- [Task objective]
Only the lines from the top of the listing below to the line that has "from matplotlib.patches import Rectangle" should be echoed, with both ends kept and pictures left out.

- [Data provided]

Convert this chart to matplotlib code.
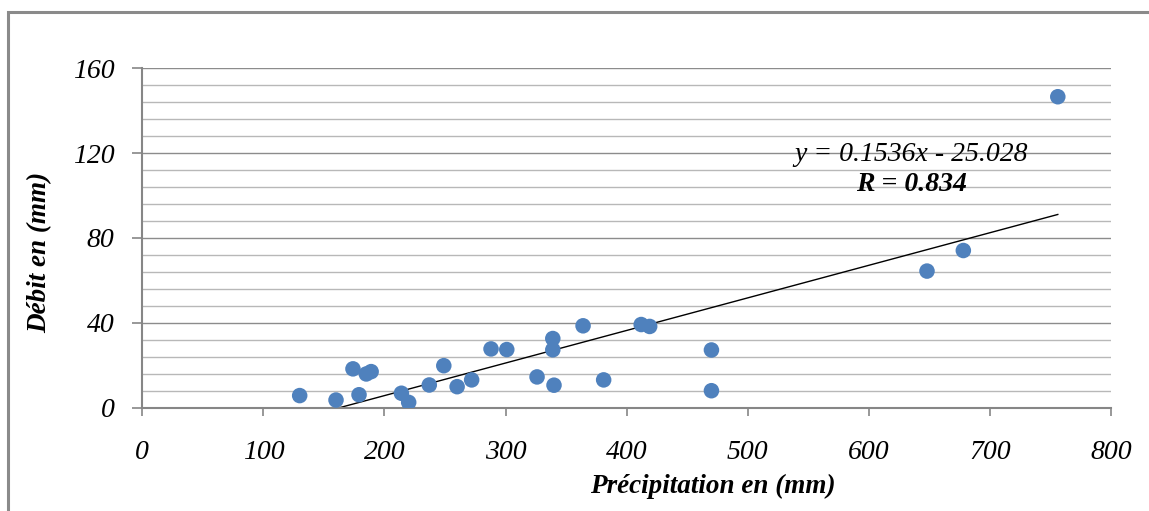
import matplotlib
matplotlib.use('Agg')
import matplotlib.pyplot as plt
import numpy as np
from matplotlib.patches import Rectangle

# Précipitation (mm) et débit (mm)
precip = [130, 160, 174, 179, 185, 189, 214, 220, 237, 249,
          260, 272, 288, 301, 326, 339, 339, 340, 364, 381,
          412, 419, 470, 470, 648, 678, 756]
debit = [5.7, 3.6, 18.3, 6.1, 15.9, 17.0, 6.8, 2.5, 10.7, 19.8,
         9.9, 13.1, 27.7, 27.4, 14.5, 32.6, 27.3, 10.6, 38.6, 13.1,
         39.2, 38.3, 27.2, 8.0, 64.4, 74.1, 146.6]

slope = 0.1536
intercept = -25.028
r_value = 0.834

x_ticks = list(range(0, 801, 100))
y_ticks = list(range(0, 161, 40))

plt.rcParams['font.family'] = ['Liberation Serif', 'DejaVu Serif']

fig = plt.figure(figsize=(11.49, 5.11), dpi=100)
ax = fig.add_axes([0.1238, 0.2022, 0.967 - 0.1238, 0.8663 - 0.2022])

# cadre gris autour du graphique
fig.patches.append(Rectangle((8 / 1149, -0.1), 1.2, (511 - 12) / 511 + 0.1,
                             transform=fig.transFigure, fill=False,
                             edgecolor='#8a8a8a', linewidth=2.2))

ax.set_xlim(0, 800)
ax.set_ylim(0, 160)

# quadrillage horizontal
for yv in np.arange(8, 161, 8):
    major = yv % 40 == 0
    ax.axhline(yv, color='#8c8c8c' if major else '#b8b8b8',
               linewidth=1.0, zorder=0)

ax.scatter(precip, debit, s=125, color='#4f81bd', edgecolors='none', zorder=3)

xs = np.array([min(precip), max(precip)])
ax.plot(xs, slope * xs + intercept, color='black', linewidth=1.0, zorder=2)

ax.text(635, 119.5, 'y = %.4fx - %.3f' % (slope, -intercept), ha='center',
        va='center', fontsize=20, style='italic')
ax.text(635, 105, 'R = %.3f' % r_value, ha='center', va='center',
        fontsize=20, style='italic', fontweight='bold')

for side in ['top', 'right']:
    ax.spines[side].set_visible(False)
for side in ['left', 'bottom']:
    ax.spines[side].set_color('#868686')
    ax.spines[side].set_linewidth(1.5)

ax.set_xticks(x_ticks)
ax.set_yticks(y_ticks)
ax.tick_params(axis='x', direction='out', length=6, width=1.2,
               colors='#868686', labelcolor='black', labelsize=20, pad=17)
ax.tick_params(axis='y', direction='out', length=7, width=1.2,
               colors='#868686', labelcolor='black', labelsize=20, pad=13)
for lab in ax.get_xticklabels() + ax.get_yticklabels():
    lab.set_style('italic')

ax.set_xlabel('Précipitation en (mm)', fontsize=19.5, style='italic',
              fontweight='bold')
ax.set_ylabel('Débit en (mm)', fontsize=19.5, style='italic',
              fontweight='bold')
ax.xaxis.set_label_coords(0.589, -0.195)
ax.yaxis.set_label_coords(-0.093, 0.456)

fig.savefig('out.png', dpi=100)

- [Output for this exercise]
Convert this chart to matplotlib code.
import matplotlib
matplotlib.use('Agg')
import matplotlib.pyplot as plt
import numpy as np
from matplotlib.patches import Rectangle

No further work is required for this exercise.